The large variability of the physical properties related to different types of nuclear-grade graphite makes its characterization for the decommissioning of nuclear power plants extremely problematic and time consuming. To facilitate this process, standardized procedures must be implemented taking into account the complexity of handling irradiated graphite. To this goal, the following study will present the mechanical tests chosen for a clear and easy characterization process. Virgin Atcheson Graphite Ordinary Temperature (AGOT), used as moderator and reflector in the L-54 M research reactor, has been used as a first attempt. Two standard mechanical tests are performed: uni-axial compression and four-point bending. Mechanical anisotropy of graphite was studied and verified, showing roughly a 30% difference between the machining directions parallel and perpendicular to the extrusion direction. A modified three-point bending test has been proposed, which may be used as a four-point bending substitute in case samples with non-standard geometries are needed. A correlation has been presented between the compressive, tensile strength and Young's modulus properties of graphite with Vickers microhardness with R2 respectively of 0.58, 0.53, and 0.91. Non-linear structural simulations of the tests have then been developed as supporting tools for retrieving additional mechanical information, such as Young's modulus.
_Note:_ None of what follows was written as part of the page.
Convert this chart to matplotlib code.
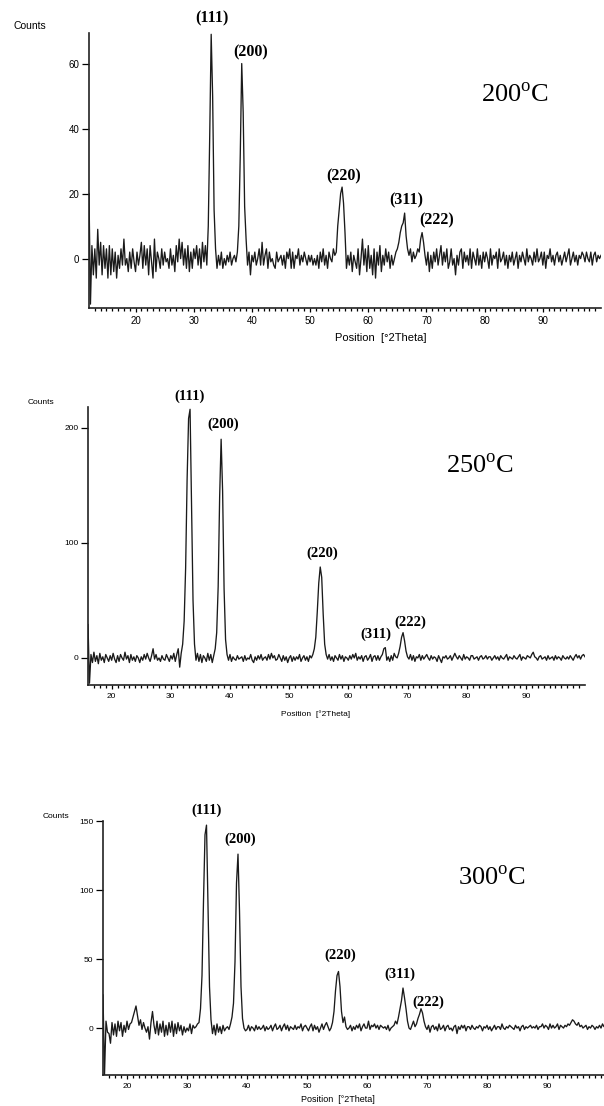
import numpy as np
import matplotlib
matplotlib.use("Agg")
import matplotlib.pyplot as plt

plt.rcParams['mathtext.fontset'] = 'custom'
plt.rcParams['mathtext.rm'] = 'Liberation Serif'

W, H = 604, 1106

# XRD scans, every 0.25 deg (one row = one degree)
step = 0.25
temps = ["200", "250", "300"]
hkl = ["(111)", "(200)", "(220)", "(311)", "(222)"]

start_200 = 12.0
counts_200 = [
    20, -14, 4, -5,  3, -6, 9, -2,  5, -5, 4, -3,  3, -6, 4, -5,
    3, -4, 2, -6,  1, -3, 3, -2,  6, -2, 0, -4,  2, -3, 3, -1,
    -4, 2, -2, 1,  5, -3, 4, -2,  3, -5, 4, -1,  -6, 6, -4, 2,
    0, -3, 3, -2,  2, -1, 0, -3,  3, -2, 1, -4,  4, -1, 6, 0,
    5, -2, 3, -3,  4, -4, 2, -3,  3, 0, 4, -2,  3, -3, 5, -1,
    4, -2, 10, 38,  69, 50, 15, 3,  -3, 1, -2, 2,  -3, 0, -2, 1,
    -1, 2, -2, 0,  1, -1, 2, 10,  32, 60, 45, 16,  6, -2, 2, -5,
    1, -1, 2, -2,  0, 3, -2, 5,  -2, 1, 3, -3,  2, -1, 0, -2,
    -3, 2, -1, 0,  1, -2, 1, -3,  2, 0, 3, -3,  2, -3, 1, 0,
    3, -2, 1, -1,  2, 0, -2, 1,  -1, 1, -2, 0,  -2, 1, -3, 2,
    -1, 3, -2, 1,  -3, 2, 0, -1,  3, 1, 2, 10,  15, 20, 22, 17,
    8, -3, 1, -2,  2, -4, 1, -1,  -3, 3, -5, 0,  6, -2, 3, -4,
    4, -3, 1, -5,  3, -6, 2, -2,  4, -4, 1, -2,  3, -1, 2, -3,
    1, -2, 0, 2,  3, 5, 8, 10,  11, 14, 7, 3,  1, 3, -1, 2,
    0, 1, 3, 2,  6, 8, 5, 1,  -2, 2, -4, 1,  -3, 2, -1, 3,
    -2, 1, 4, -2,  2, -1, 3, -3,  -1, 3, -2, 0,  -5, 1, -2, 2,
    3, -3, 2, -1,  1, -2, 3, -3,  2, 0, -2, 3,  -2, 1, -3, 2,
    -1, 2, 0, -3,  3, -2, 1, 0,  2, -3, 3, -1,  0, 2, -2, 1,
    -3, 1, -1, 2,  -2, 0, 2, -3,  1, -1, 2, 0,  -2, 3, -1, 1,
    0, -2, 2, -1,  3, -1, 0, 2,  -2, 2, -3, 1,  0, 3, -1, 1,
    -2, 1, 2, -1,  1, -2, 0, 2,  -1, 1, 3, -2,  0, 2, -1, 1,
    -2, 1, 0, 2,  1, -1, 2, 0,  -1, 2, -2, 1,  2, -1, 1, 0,
    1,
]

start_250 = 16.0
counts_250 = [
    29, -22, 3, -4,  5, -3, 2, -5,  4, -2, 1, -4,  3, 0, -3, 2,
    -2, 4, -1, -4,  2, -3, 3, 0,  -2, 5, -1, 2,  -4, 3, -2, 1,
    -3, 2, 0, -4,  1, -2, 3, -1,  4, 0, -3, 2,  8, -1, 3, -2,
    0, -3, 2, -1,  -2, 3, 0, -3,  2, -1, 4, -3,  3, 8, -8, 4,
    12, 32, 78, 155,  208, 216, 135, 50,  12, -2, 4, -3,  3, -4, 2, 0,
    -3, 4, -2, 3,  -4, 2, 8, 22,  62, 140, 190, 145,  60, 16, 3, -2,
    3, -3, 1, -1,  -2, 2, -1, 0,  1, -3, 2, -2,  0, -1, 3, -2,
    -4, 1, -2, 2,  -1, 3, -2, 0,  1, -2, 3, -1,  4, 0, 2, -2,
    -1, 3, 0, -3,  2, -2, 1, -4,  0, 2, -3, 1,  -2, 1, -1, 3,
    -3, 0, 2, -2,  1, -3, 2, 0,  3, 8, 18, 40,  65, 79, 70, 38,
    12, 3, -1, 3,  -2, 1, -3, 2,  0, -2, 3, -1,  2, -3, 1, 0,
    -2, 2, -1, 3,  0, 4, -2, 1,  -1, 2, -3, 1,  2, -2, 0, 3,
    -3, 1, 2, -2,  2, -2, 1, 3,  8, 9, -2, 1,  -3, 2, -2, 4,
    1, 0, 4, 10,  18, 22, 15, 6,  1, -1, 3, -2,  2, -3, 1, 0,
    3, -2, 2, -1,  1, 3, 0, -2,  2, -1, 1, 0,  -3, 2, -1, -4,
    1, 0, 2, -1,  0, 2, -2, 1,  4, 1, -1, 2,  0, -2, 3, -1,
    1, 0, -2, 2,  2, -1, 0, 1,  -2, 1, 2, -1,  0, 2, -1, 1,
    1, -2, 0, 2,  -1, 1, -2, 2,  0, -1, 1, 3,  -2, 1, 0, -1,
    2, 0, -1, 1,  3, -2, 1, 0,  -1, 2, 1, 0,  3, 5, 1, 0,
    -2, 1, 2, -1,  0, 1, -2, 2,  -1, 0, 1, -2,  2, -1, 1, 0,
    -2, 2, 0, -1,  1, -1, 2, 0,  -2, 1, 3, 0,  2, -1, 2, 3,
    1,
]

start_300 = 16.0
counts_300 = [
    24, -34, 5, -3,  -4, -11, 4, -5,  3, -6, 5, -2,  4, -6, 2, -3,
    5, -1, 3, 4,  8, 12, 16, 9,  2, 6, -1, 4,  0, -3, 1, -8,
    4, 12, 2, -4,  5, -5, 3, -3,  5, -6, 2, -5,  4, -3, 5, -6,
    3, -4, 4, -2,  2, -5, 1, -3,  0, -2, 3, -4,  2, 0, 1, 3,
    4, 14, 38, 92,  140, 147, 88, 30,  6, -4, 2, -5,  3, -3, 1, -4,
    2, -2, 0, 1,  -1, 3, 8, 18,  48, 105, 126, 85,  30, 7, 0, -2,
    -1, 2, -2, 1,  0, -2, 2, -1,  1, -1, 0, 2,  -2, 1, -1, 0,
    2, -2, 1, 3,  -1, 0, 2, -2,  1, 3, -1, 2,  -2, 1, 0, -1,
    2, -1, 1, 0,  3, -2, 1, 2,  0, -2, 1, 3,  -2, 2, -1, 1,
    -3, 0, 3, -1,  2, 4, 1, -2,  0, 4, 12, 27,  38, 41, 30, 12,
    4, 8, 1, -1,  0, 2, -2, 1,  -1, 2, 0, 3,  -2, 1, 3, 0,
    0, 5, -1, 2,  1, 3, 0, 2,  -1, 2, 1, 0,  1, -1, 2, -2,
    0, 1, 2, 5,  3, 8, 14, 20,  29, 22, 14, 5,  0, -1, 2, 5,
    1, 3, 7, 10,  14, 11, 5, 1,  -1, 2, -3, 1,  2, -1, 1, -2,
    3, -1, 0, 2,  -2, 1, 2, -1,  0, -2, 1, 2,  -4, 1, -1, 2,
    0, 2, -2, 1,  1, -1, 2, 0,  -1, 1, 0, 2,  1, -2, 1, 0,
    2, -1, 1, -2,  0, 2, -1, 1,  1, -1, 3, 0,  -1, 1, 0, 2,
    1, 0, -1, 2,  0, 1, -2, 1,  2, -1, 1, 0,  1, 2, 0, 1,
    0, 2, -1, 1,  1, 3, 0, 2,  1, -1, 3, 0,  2, 0, 1, 3,
    -1, 2, 1, 0,  2, 1, 3, 2,  4, 6, 5, 3,  2, 4, 1, 2,
    0, 1, 2, -1,  1, 0, 2, 1,  -1, 1, 0, 2,  0, 3, 1, 2,
]

yticks = [[0, 20, 40, 60], [0, 100, 200], [0, 50, 100, 150]]
ylims = [(-15.2, 69.4), (-23.5, 218), (-34, 150)]
xmins = [12, 16, 16]
starts = [start_200, start_250, start_300]
series = [counts_200, counts_250, counts_300]

# peak label spots in data units (x, y) per panel
label_xy = [
    [(33.1, 74.0), (39.7, 63.5), (55.7, 25.4), (66.6, 18.0), (71.7, 11.8)],
    [(33.15, 227), (38.9, 202.6), (55.6, 91.3), (64.7, 20.9), (70.4, 31.3)],
    [(33.3, 158), (38.8, 137), (55.5, 52.9), (65.5, 39.1), (70.2, 18.8)],
]

# axes boxes in pixels: left, top, right, bottom
boxes = [(89, 33, 601, 308), (88, 407, 585, 685), (103, 821, 607, 1075)]
tick_fs = [7, 6, 6]
lab_fs = [11.5, 10.5, 10.5]
counts_pos = [(30, 26, 7.5), (41, 403, 6), (56, 816, 6)]
pos_label = [(381, 338, 8), (316, 714, 6), (338, 1100, 6.5)]
temp_pos = [(515, 102), (480, 473), (492, 885)]

fig = plt.figure(figsize=(W / 100, H / 100), dpi=100)

for i in range(3):
    l, t, r, b = boxes[i]
    ax = fig.add_axes([l / W, 1 - b / H, (r - l) / W, (b - t) / H])
    y = np.array(series[i], dtype=float)
    x = starts[i] + step * np.arange(len(y))
    ax.plot(x, y, color='#1a1a1a', lw=0.95)
    ax.set_xlim(xmins[i], 100)
    ax.set_ylim(*ylims[i])
    for s in ['top', 'right']:
        ax.spines[s].set_visible(False)
    for s in ['left', 'bottom']:
        ax.spines[s].set_linewidth(1.2)
        ax.spines[s].set_color('#222222')
    ax.set_yticks(yticks[i])
    ax.set_xticks(range(20, 100, 10))
    ax.set_xticks(range(xmins[i] + 1, 100), minor=True)
    ax.tick_params(axis='y', direction='out', length=5, width=0.9,
                   labelsize=tick_fs[i], pad=2)
    ax.tick_params(axis='x', which='major', direction='out', length=3,
                   width=0.9, labelsize=tick_fs[i], pad=3)
    ax.tick_params(axis='x', which='minor', direction='out', length=2.2,
                   width=0.9)
    for lab in ax.get_xticklabels() + ax.get_yticklabels():
        lab.set_fontfamily('Liberation Sans')
    for name, (lx, ly) in zip(hkl, label_xy[i]):
        ax.text(lx, ly, name, ha='center', va='center', fontsize=lab_fs[i],
                fontweight='bold', family='Liberation Serif', clip_on=False)

    cx, cy, cfs = counts_pos[i]
    fig.text(cx / W, 1 - cy / H, "Counts", ha='center', va='center',
             fontsize=cfs, family='Liberation Sans')
    px, py, pfs = pos_label[i]
    fig.text(px / W, 1 - py / H, "Position  [\u00b02Theta]", ha='center',
             va='center', fontsize=pfs, family='Liberation Sans')
    tx, ty = temp_pos[i]
    fig.text(tx / W, 1 - ty / H, temps[i] + r"$^{\mathrm{o}}$C", ha='center',
             va='baseline', fontsize=19, family='Liberation Serif')

fig.savefig("out.png", dpi=100, facecolor='white')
Finally, stress-strain curves have been used as input to develop a finite element method (FEM) which drastically improves the predictive capabilities by reducing the error from 102.2% to 27.6% for AGOT compressive strength, and from 16% to 0% AGOT tensile strength, when compared to in-built graphite models. The potential capabilities of this model to simulate potential graphite handling scenarios in the decommissioning process of nuclear power plants has been demonstrated.